Marie Antoinette Kelly  1:03:41  
And also who are facing you know, what, at the other end of the spectrum are facing their own death. Because they're, you know, in hospice. The simplicity, the colours the feel of it. It's also reassuring either side. Either side of the spectrum.

Vonne Solis  1:03:56  
Beautiful. And so I'll be putting a link to that. Your book. It's on Amazon and could people find out from your website also where they can purchase this book?

Marie Antoinette Kelly  1:04:07  
It's on my website. My website is makfineart.

Vonne Solis  1:04:12  
makfineart.com. That is also if someone does want to contact you or commission a portrait at makfineart.com.

Marie Antoinette Kelly  1:04:22  
 Yes.

Vonne Solis  1:04:22  
Okay. This has been amazing. I feel really energized. And I thank you once again, for the work that you are doing. The incredible portraiture you offer to people of living or spirit loved ones. And well, maybe you'll be writing an adult book and illustrating that. 

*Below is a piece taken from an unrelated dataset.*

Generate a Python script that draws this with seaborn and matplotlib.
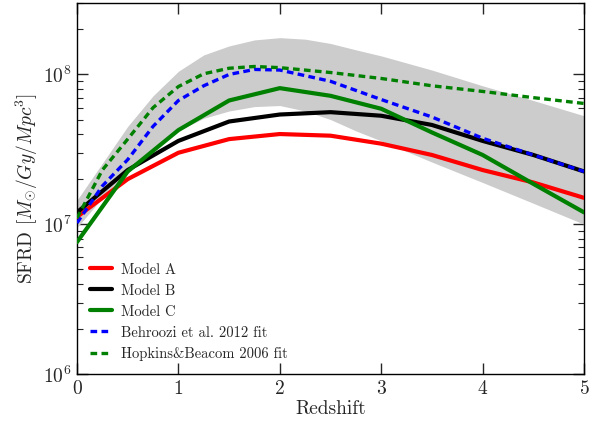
import numpy as np
import pandas as pd
import matplotlib
matplotlib.use("Agg")
import matplotlib.pyplot as plt
import seaborn as sns

# values (SFRD in Msun/Gyr/Mpc^3)
z_model = [0, 0.5, 1, 1.5, 2, 2.5, 3, 3.5, 4, 4.5, 5]
model_a = [1.12e7, 2.0e7, 3.0e7, 3.7e7, 4.0e7, 3.9e7, 3.45e7, 2.9e7, 2.3e7, 1.9e7, 1.5e7]
model_b = [1.2e7, 2.3e7, 3.6e7, 4.85e7, 5.4e7, 5.6e7, 5.3e7, 4.6e7, 3.6e7, 2.9e7, 2.25e7]
model_c = [7.6e6, 2.25e7, 4.25e7, 6.7e7, 8.1e7, 7.2e7, 5.9e7, 4.1e7, 2.9e7, 1.86e7, 1.2e7]

z_fit = [0, 0.25, 0.5, 0.75, 1, 1.25, 1.5, 1.75, 2, 2.5, 3, 3.5, 4, 4.5, 5]
behroozi = [1.02e7, 1.8e7, 2.7e7, 4.5e7, 6.7e7, 8.4e7, 1.0e8, 1.08e8, 1.07e8,
            9.0e7, 6.8e7, 5.2e7, 3.75e7, 2.9e7, 2.25e7]
hopkins = [1.1e7, 2.3e7, 3.7e7, 6.0e7, 8.3e7, 1.01e8, 1.1e8, 1.13e8, 1.11e8,
           1.03e8, 9.4e7, 8.4e7, 7.7e7, 7.0e7, 6.4e7]

z_band = [0, 0.25, 0.5, 0.75, 1, 1.25, 1.5, 1.75, 2, 2.25, 2.5, 2.75, 3,
          3.5, 4, 4.5, 5]
band_hi = [1.45e7, 2.55e7, 4.5e7, 7.2e7, 1.05e8, 1.35e8, 1.55e8, 1.7e8, 1.76e8,
           1.72e8, 1.61e8, 1.46e8, 1.33e8, 1.07e8, 8.4e7, 6.7e7, 5.3e7]
band_lo = [9.5e6, 1.5e7, 2.2e7, 3.2e7, 4.2e7, 5.1e7, 5.7e7, 6.1e7, 6.2e7,
           5.7e7, 5.0e7, 4.2e7, 3.6e7, 2.6e7, 1.9e7, 1.38e7, 1.0e7]

sns.set_style("ticks")
plt.rcParams['font.family'] = 'serif'
plt.rcParams['font.serif'] = ['cmr10']
plt.rcParams['mathtext.fontset'] = 'cm'
plt.rcParams['axes.formatter.use_mathtext'] = True
plt.rcParams['axes.unicode_minus'] = False

fig = plt.figure(figsize=(6.03, 4.25), dpi=100)
ax = fig.add_axes([0.1277, 0.1200, 0.8408, 0.8730])

ax.fill_between(z_band, band_lo, band_hi, color='0.8', lw=0, zorder=1)

models = pd.DataFrame({'z': z_model, 'A': model_a, 'B': model_b, 'C': model_c})
fits = pd.DataFrame({'z': z_fit, 'behroozi': behroozi, 'hopkins': hopkins})

sns.lineplot(data=models, x='z', y='A', ax=ax, color='red', lw=3, label='Model A', zorder=3)
sns.lineplot(data=models, x='z', y='B', ax=ax, color='black', lw=3, label='Model B', zorder=3)
sns.lineplot(data=models, x='z', y='C', ax=ax, color='green', lw=3, label='Model C', zorder=3)
sns.lineplot(data=fits, x='z', y='behroozi', ax=ax, color='blue', lw=2.4,
             linestyle=(0, (2.0, 1.3)), label='Behroozi et al. 2012 fit', zorder=4)
sns.lineplot(data=fits, x='z', y='hopkins', ax=ax, color='green', lw=2.4,
             linestyle=(0, (2.0, 1.3)), label='Hopkins&Beacom 2006 fit', zorder=4)

ax.set_yscale('log')
ax.set_xlim(0, 5)
ax.set_ylim(1e6, 3e8)
ax.set_xticks([0, 1, 2, 3, 4, 5])
ax.set_xlabel('Redshift', fontsize=14, labelpad=2)
ax.set_ylabel(r'SFRD $[M_{\odot}/Gy/Mpc^3]$', fontsize=14, labelpad=2)

ax.tick_params(which='both', direction='in', top=True, right=True, labelsize=14)
ax.tick_params(which='major', length=8, width=1, pad=4)
ax.tick_params(which='minor', length=4, width=0.8)
ax.tick_params(axis='x', which='minor', bottom=False, top=False)
for sp in ax.spines.values():
    sp.set_linewidth(1.0)
    sp.set_color('black')

ax.legend(loc='lower left', frameon=False, fontsize=10.5, handlelength=1.5,
          handletextpad=0.6, labelspacing=0.5)

plt.savefig('out.png', dpi=100)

Marie Antoinette Kelly  1:04:42  
Yeah.

Vonne Solis  1:04:44  
I don't know. But yeah, anyway, so thanks again, Marie Antoinette. I just want to ask, did you have any last messages or did we cover everything you wanted to talk about? 

Marie Antoinette Kelly  1:04:54  
Yeah, it's been a delight talking to you. I also feel like we can continue our conversation because you with your experience have so much to share. So thank you for opening up and letting me on your show.

Vonne Solis  1:05:04  
Oh, absolutely. It's been a pleasure. Thanks again.